После проповеди прихожане попросили Господа о процветании сначала Америки, потом штата, после округа, а в затем и этой дыры из однотипных каркасных домов. Затем все потянулись к Барнсам: приглашали на чай с «Пищей ангелов» (обычный условно-домашний бисквит из готовой смеси), в кино с просроченными «Звездными войнами», интересовались здоровьем безнадежно больного Элвина и восхищались картинами Донны.
Уже в сентябре я узнал, что Донна действительно хорошо рисует: и портреты карандашом за очень скромную плату, и пейзажи маслом – в подарок. И это были не опрятные пасторальные овечки на лугу с цветущей люцерной, а прямо-таки декорации к ужастикам по романам Кинга – лесная немая психоделика и глубина оврагов под размытым оскалом месяца, пойди-ка, догадайся, что там на самом деле. Такие холсты нужно вешать в охотничьем домике, над камином, по соседству с отпиленной головой оленя с плексигласовыми глазами, а не в светлой гостиной с мягким диваном или в столовой в идеальных оттенках оливкового и легкими занавесками. Но самое важное узнаешь с явным запозданием, так уж устроен этот мир. Однако если бы честным, то это были потрясающие картины – просто глаз не оторвать от темной масляной многослойности. Одну из них Донна когда-то подарила школе, она висела недалеко от входа – не захочешь упрешься взглядом.
– Завораживает, правда? – спросила Сэнди, наблюдая как я буквально прилип к холсту, вместо того чтобы спешить на урок. – Пойдем, у меня тоже биология. Да пойдем же, Сет, опоздаем.

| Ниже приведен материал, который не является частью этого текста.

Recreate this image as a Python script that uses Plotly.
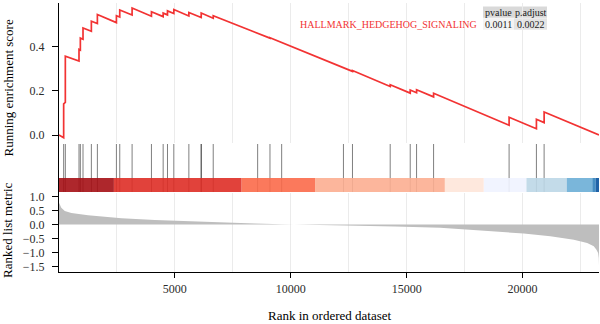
import plotly.graph_objects as go

# ---------------- data ----------------
N_GENES = 23300

# running enrichment score: vertices of the step curve (rank, score)
es_rank = [1, 202, 202, 274, 274, 864, 864, 922, 922, 1037, 1037, 1397, 1397,
           1657, 1657, 2478, 2478, 2622, 2622, 3155, 3155, 3990, 3990, 4495, 4495,
           4682, 4682, 4955, 4955, 5604, 5604, 6137, 6137, 6655, 6655, 8572, 8572,
           9104, 9104, 9608, 9608, 12274, 12274, 12663, 12663, 14291, 14291,
           15155, 15155, 15429, 15429, 16163, 16163, 19421, 19421, 20600, 20600,
           20932, 20932, 23300]
es_value = [0.0, -0.012, 0.14, 0.147, 0.356, 0.334, 0.386, 0.383, 0.437, 0.432, 0.483,
            0.468, 0.513, 0.503, 0.544, 0.507, 0.538, 0.532, 0.564, 0.541, 0.573,
            0.536, 0.556, 0.534, 0.550, 0.542, 0.560, 0.548, 0.566, 0.537, 0.553,
            0.530, 0.550, 0.527, 0.538, 0.457, 0.460, 0.437, 0.439, 0.417, 0.418,
            0.301, 0.304, 0.287, 0.291, 0.219, 0.227, 0.189, 0.203, 0.191, 0.204,
            0.172, 0.188, 0.044, 0.080, 0.028, 0.071, 0.056, 0.104, 0.0]

# positions of the gene-set members in the ranked list
hit_ranks = [202, 274, 864, 922, 1037, 1397, 1657, 2478, 2622, 3155, 3990, 4495,
             4682, 4955, 5604, 6137, 6137, 6655, 8572, 9104, 9608, 12274, 12663,
             14291, 15155, 15429, 16163, 19421, 20600, 20932]

# ranked list metric (rank, value)
metric_rank = [1, 30, 100, 250, 535, 1255, 1975, 2700, 4136, 5575, 7018, 8457,
               9600, 10500, 12500, 14500, 16450, 17600, 18760, 20050, 21200, 22215,
               22790, 23076, 23190, 23263, 23290, 23300]
metric_value = [0.78, 0.71, 0.60, 0.48, 0.41, 0.33, 0.27, 0.22, 0.16, 0.11, 0.06,
                0.035, 0.01, 0.0, -0.03, -0.07, -0.12, -0.18, -0.24, -0.32, -0.42,
                -0.54, -0.66, -0.78, -0.90, -1.02, -1.2, -1.45]

# colour band under the hit ticks
band_edges = [1, 2370, 7880, 11050, 16650, 18330, 20170, 21910, 23010, 23160, 23300]
band_colors = ["#A50F15", "#DE2D26", "#FB6A4A", "#FCAE91", "#FEE5D9",
               "#EFF3FF", "#BDD7E7", "#6BAED6", "#3182BD", "#08519C"]

gene_set = "HALLMARK_HEDGEHOG_SIGNALING"
table_header = ["pvalue", "p.adjust"]
table_values = ["0.0011", "0.0022"]

es_ticks = [0.0, 0.2, 0.4]
metric_ticks = [-1.5, -1.0, -0.5, 0.0, 0.5, 1.0]
rank_ticks = [5000, 10000, 15000, 20000]

# ---------------- layout helpers ----------------
W, H = 600, 324
L, R, T, B = 59, 1, 3, 52
PW, PH = W - L - R, H - T - B


def px_x(px):
    return (px - L) / PW


def px_y(py):
    return (H - B - py) / PH


FONT = "Liberation Serif"
RED = "#F23333"
GRID = "#EBEBEB"
TICKCOL = "#2B2B2B"

fig = go.Figure()

# ES curve
fig.add_trace(go.Scatter(x=es_rank, y=es_value, mode="lines",
                         line=dict(color=RED, width=1.7),
                         xaxis="x", yaxis="y", hoverinfo="skip"))

# rug ticks
rx, ry = [], []
for r in hit_ranks:
    rx += [r, r, None]
    ry += [0.02, 0.98, None]
fig.add_trace(go.Scatter(x=rx, y=ry, mode="lines",
                         line=dict(color="rgba(0,0,0,0.5)", width=1),
                         xaxis="x2", yaxis="y2", hoverinfo="skip"))

# colour band
for i, c in enumerate(band_colors):
    x0, x1 = band_edges[i], band_edges[i + 1]
    fig.add_trace(go.Scatter(x=[x0, x1, x1, x0, x0], y=[0.02, 0.02, 0.3, 0.3, 0.02],
                             mode="lines", fill="toself", fillcolor=c,
                             line=dict(width=0, color=c), opacity=0.9,
                             xaxis="x2", yaxis="y2", hoverinfo="skip"))

# ranked list metric
fig.add_trace(go.Scatter(x=metric_rank, y=metric_value, mode="lines",
                         fill="tozeroy", fillcolor="#BEBEBE",
                         line=dict(width=0, color="#BEBEBE"),
                         xaxis="x3", yaxis="y3", hoverinfo="skip"))

xr = [1, N_GENES]
d_es = [px_y(143), 1.0]
d_rug = [px_y(193), px_y(143)]
d_met = [0.0, px_y(193)]

common_x = dict(range=xr, showline=False, zeroline=False, ticks="",
                showticklabels=False, tick0=0, dtick=5000,
                minor=dict(dtick=2500, showgrid=True, gridcolor=GRID, gridwidth=1))

fig.update_layout(
    width=W, height=H,
    margin=dict(l=L, r=R, t=T, b=B, pad=0),
    paper_bgcolor="white", plot_bgcolor="white",
    showlegend=False,
    font=dict(family=FONT, size=12, color=TICKCOL),
    xaxis=dict(common_x, domain=[0, 1], anchor="y", showgrid=True, gridcolor=GRID),
    xaxis2=dict(common_x, domain=[0, 1], anchor="y2", showgrid=False,
                minor=dict(showgrid=False)),
    xaxis3=dict(range=xr, domain=[0, 1], anchor="y3", showgrid=True, gridcolor=GRID,
                tickvals=rank_ticks, tickformat="d",
                minor=dict(tickvals=[2500, 7500, 12500, 17500, 22500], showgrid=True,
                           gridcolor=GRID, gridwidth=1),
                showline=True, linecolor="black", linewidth=1.3,
                ticks="outside", ticklen=5, tickwidth=1.2, tickcolor="black",
                zeroline=False,
                tickfont=dict(family=FONT, size=12, color=TICKCOL)),
    yaxis=dict(domain=d_es, anchor="x", range=[-0.036, 0.5955],
               tickvals=es_ticks, tickformat=".1f",
               showgrid=False, zeroline=False,
               showline=True, linecolor="black", linewidth=1.3,
               ticks="outside", ticklen=6, tickwidth=1.2, tickcolor="black",
               ticklabelstandoff=5,
               tickfont=dict(family=FONT, size=12, color=TICKCOL)),
    yaxis2=dict(domain=d_rug, anchor="x2", range=[0, 1],
                showgrid=False, zeroline=False, showticklabels=False, ticks="",
                showline=True, linecolor="black", linewidth=1.3),
    yaxis3=dict(domain=d_met, anchor="x3", range=[-1.696, 1.125],
                tickvals=metric_ticks, tickformat=".1f",
                showgrid=False, zeroline=False,
                showline=True, linecolor="black", linewidth=1.3,
                ticks="outside", ticklen=6, tickwidth=1.2, tickcolor="black",
                ticklabelstandoff=5,
                tickfont=dict(family=FONT, size=12, color=TICKCOL)),
)

# axis titles
fig.add_annotation(text="Running enrichment score", xref="paper", yref="paper",
                   x=px_x(8), y=px_y(88.5), textangle=-90, showarrow=False,
                   xanchor="center", yanchor="middle",
                   font=dict(family=FONT, size=13, color="black"))
fig.add_annotation(text="Ranked list metric", xref="paper", yref="paper",
                   x=px_x(8), y=px_y(230), textangle=-90, showarrow=False,
                   xanchor="center", yanchor="middle",
                   font=dict(family=FONT, size=13, color="black"))
fig.add_annotation(text="Rank in ordered dataset", xref="paper", yref="paper",
                   x=px_x(329), y=px_y(315), showarrow=False,
                   xanchor="center", yanchor="middle",
                   font=dict(family=FONT, size=13, color="black"))

# p-value table
fig.add_shape(type="rect", xref="paper", yref="paper", layer="below",
              x0=px_x(483), x1=px_x(547), y0=px_y(17.8), y1=px_y(6.5),
              fillcolor="#D9D9D9", line=dict(width=0))
fig.add_shape(type="rect", xref="paper", yref="paper", layer="below",
              x0=px_x(483), x1=px_x(514), y0=px_y(29.8), y1=px_y(18.2),
              fillcolor="#F3F3F3", line=dict(width=0))
fig.add_shape(type="rect", xref="paper", yref="paper", layer="below",
              x0=px_x(514), x1=px_x(547), y0=px_y(29.8), y1=px_y(18.2),
              fillcolor="#E4E4E4", line=dict(width=0))

col_centers = [498.5, 530.5]
for cx, h, v in zip(col_centers, table_header, table_values):
    fig.add_annotation(text=h, xref="paper", yref="paper", x=px_x(cx), y=px_y(12),
                       showarrow=False, xanchor="center", yanchor="middle",
                       font=dict(family=FONT, size=10, color="#1A1A1A"))
    fig.add_annotation(text=v, xref="paper", yref="paper", x=px_x(cx), y=px_y(24),
                       showarrow=False, xanchor="center", yanchor="middle",
                       font=dict(family=FONT, size=10, color="#1A1A1A"))

fig.add_annotation(text=gene_set, xref="paper", yref="paper", x=px_x(478.5), y=px_y(24),
                   showarrow=False, xanchor="right", yanchor="middle",
                   font=dict(family=FONT, size=10, color=RED))

fig.write_html("out.html")
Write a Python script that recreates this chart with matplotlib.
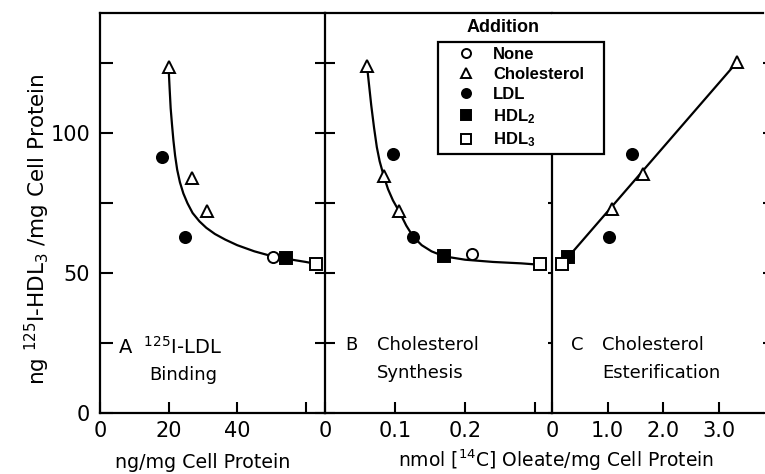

Вообще-то я предпочитал физику и астрономию. Но был готов полюбить всем сердцем и биологию, и французский, и геометрию, только бы Сэнди поворачивала на уроке милую мордашку в мою сторону и лучезарно улыбалась. А когда часы наших занятий не совпадали, я откровенно скучал и питался карандашами и ручками. С этими бесконечными переездами начнешь грызть все канцелярские принадлежности подряд. Иногда караулил Сэнди после уроков, потом вместе дожидались ее младших братьев и сестру и очень-очень медленно шли домой. Я тоже ей нравился, наверное, так. Эх, дорогая Сэнди, а я так и не успел тебя поцеловать.